**WHAT YOU WILL DO**
Please reproduce exactly the lines between the line holding "Give me the Plotly source for this chart." and the line holding "PW, PH = W - L - R, H - T - B", inclusive, leaving out any pictures.

**RECORDS FOR THE TASK**
***

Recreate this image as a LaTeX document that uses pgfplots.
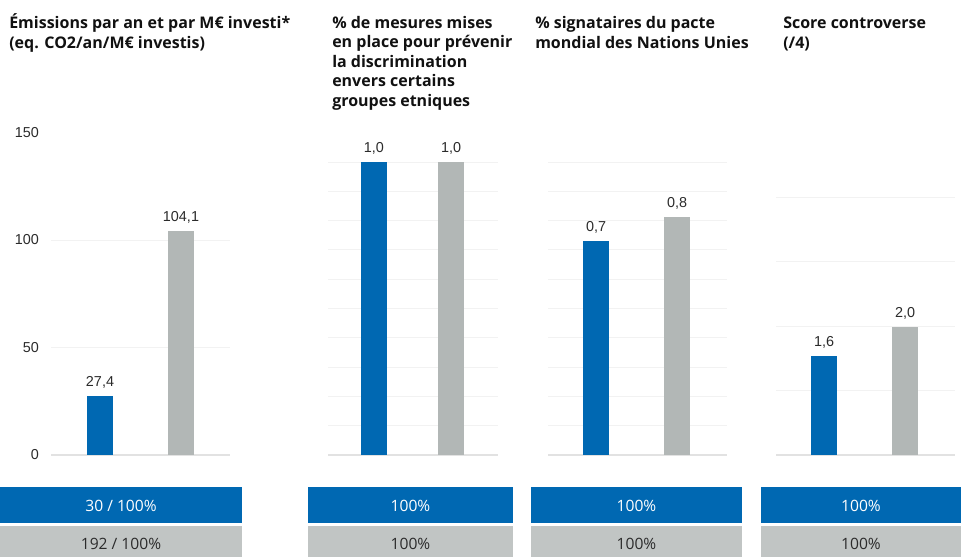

***

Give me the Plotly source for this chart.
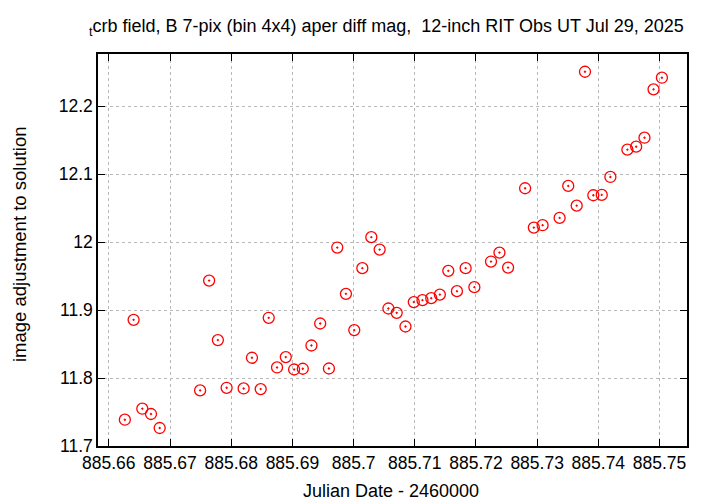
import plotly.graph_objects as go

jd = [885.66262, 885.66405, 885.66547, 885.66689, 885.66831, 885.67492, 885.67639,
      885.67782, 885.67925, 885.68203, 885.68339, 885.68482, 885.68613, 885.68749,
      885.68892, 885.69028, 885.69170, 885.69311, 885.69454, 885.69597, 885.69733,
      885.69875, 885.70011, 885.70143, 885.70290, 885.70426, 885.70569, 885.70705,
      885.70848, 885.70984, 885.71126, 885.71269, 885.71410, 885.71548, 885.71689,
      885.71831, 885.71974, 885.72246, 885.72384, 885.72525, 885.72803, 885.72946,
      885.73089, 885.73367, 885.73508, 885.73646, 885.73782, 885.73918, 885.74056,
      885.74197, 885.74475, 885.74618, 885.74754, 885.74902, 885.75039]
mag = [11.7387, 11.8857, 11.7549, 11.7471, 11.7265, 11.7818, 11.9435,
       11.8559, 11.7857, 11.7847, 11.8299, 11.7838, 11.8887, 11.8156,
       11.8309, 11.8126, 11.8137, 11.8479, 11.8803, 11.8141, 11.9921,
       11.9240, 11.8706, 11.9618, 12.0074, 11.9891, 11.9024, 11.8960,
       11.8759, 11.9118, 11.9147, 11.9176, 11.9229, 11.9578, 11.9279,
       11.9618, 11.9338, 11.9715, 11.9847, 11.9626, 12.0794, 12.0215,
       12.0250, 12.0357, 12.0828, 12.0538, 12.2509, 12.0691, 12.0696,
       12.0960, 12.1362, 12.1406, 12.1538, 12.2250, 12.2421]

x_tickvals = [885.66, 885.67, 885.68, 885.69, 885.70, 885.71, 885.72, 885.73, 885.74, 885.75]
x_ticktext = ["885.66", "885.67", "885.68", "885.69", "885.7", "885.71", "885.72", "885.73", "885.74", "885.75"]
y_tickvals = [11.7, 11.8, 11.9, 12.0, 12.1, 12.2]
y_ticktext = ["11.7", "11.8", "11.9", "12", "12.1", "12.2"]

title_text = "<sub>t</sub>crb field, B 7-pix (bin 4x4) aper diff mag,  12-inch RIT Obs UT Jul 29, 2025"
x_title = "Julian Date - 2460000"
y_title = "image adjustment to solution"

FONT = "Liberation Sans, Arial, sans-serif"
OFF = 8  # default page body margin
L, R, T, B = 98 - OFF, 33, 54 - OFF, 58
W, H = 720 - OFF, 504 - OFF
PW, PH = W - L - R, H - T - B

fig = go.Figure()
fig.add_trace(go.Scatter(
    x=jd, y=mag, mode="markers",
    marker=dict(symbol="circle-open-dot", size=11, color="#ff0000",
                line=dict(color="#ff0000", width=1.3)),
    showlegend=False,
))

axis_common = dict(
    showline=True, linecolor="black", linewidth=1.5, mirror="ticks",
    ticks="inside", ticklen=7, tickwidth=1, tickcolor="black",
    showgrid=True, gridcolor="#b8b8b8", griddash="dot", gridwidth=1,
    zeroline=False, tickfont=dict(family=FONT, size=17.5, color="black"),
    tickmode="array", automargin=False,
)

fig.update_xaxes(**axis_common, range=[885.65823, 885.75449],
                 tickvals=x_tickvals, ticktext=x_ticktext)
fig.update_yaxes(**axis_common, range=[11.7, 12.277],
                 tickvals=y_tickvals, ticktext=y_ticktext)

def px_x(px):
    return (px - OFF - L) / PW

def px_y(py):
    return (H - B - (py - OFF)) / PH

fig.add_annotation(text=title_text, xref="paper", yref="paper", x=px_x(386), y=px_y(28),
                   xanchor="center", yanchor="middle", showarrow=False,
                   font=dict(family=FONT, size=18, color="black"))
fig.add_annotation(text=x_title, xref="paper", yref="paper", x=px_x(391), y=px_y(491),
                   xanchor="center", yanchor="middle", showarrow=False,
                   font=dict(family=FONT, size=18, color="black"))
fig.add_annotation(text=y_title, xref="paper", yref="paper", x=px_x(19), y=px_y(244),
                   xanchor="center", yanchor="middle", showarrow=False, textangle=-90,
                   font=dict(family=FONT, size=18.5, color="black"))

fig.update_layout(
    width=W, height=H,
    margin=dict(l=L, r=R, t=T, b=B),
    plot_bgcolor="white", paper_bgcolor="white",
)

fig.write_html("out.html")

***

**SOLUTION FOR THIS EXERCISE**
Give me the Plotly source for this chart.
import plotly.graph_objects as go

jd = [885.66262, 885.66405, 885.66547, 885.66689, 885.66831, 885.67492, 885.67639,
      885.67782, 885.67925, 885.68203, 885.68339, 885.68482, 885.68613, 885.68749,
      885.68892, 885.69028, 885.69170, 885.69311, 885.69454, 885.69597, 885.69733,
      885.69875, 885.70011, 885.70143, 885.70290, 885.70426, 885.70569, 885.70705,
      885.70848, 885.70984, 885.71126, 885.71269, 885.71410, 885.71548, 885.71689,
      885.71831, 885.71974, 885.72246, 885.72384, 885.72525, 885.72803, 885.72946,
      885.73089, 885.73367, 885.73508, 885.73646, 885.73782, 885.73918, 885.74056,
      885.74197, 885.74475, 885.74618, 885.74754, 885.74902, 885.75039]
mag = [11.7387, 11.8857, 11.7549, 11.7471, 11.7265, 11.7818, 11.9435,
       11.8559, 11.7857, 11.7847, 11.8299, 11.7838, 11.8887, 11.8156,
       11.8309, 11.8126, 11.8137, 11.8479, 11.8803, 11.8141, 11.9921,
       11.9240, 11.8706, 11.9618, 12.0074, 11.9891, 11.9024, 11.8960,
       11.8759, 11.9118, 11.9147, 11.9176, 11.9229, 11.9578, 11.9279,
       11.9618, 11.9338, 11.9715, 11.9847, 11.9626, 12.0794, 12.0215,
       12.0250, 12.0357, 12.0828, 12.0538, 12.2509, 12.0691, 12.0696,
       12.0960, 12.1362, 12.1406, 12.1538, 12.2250, 12.2421]

x_tickvals = [885.66, 885.67, 885.68, 885.69, 885.70, 885.71, 885.72, 885.73, 885.74, 885.75]
x_ticktext = ["885.66", "885.67", "885.68", "885.69", "885.7", "885.71", "885.72", "885.73", "885.74", "885.75"]
y_tickvals = [11.7, 11.8, 11.9, 12.0, 12.1, 12.2]
y_ticktext = ["11.7", "11.8", "11.9", "12", "12.1", "12.2"]

title_text = "<sub>t</sub>crb field, B 7-pix (bin 4x4) aper diff mag,  12-inch RIT Obs UT Jul 29, 2025"
x_title = "Julian Date - 2460000"
y_title = "image adjustment to solution"

FONT = "Liberation Sans, Arial, sans-serif"
OFF = 8  # default page body margin
L, R, T, B = 98 - OFF, 33, 54 - OFF, 58
W, H = 720 - OFF, 504 - OFF
PW, PH = W - L - R, H - T - B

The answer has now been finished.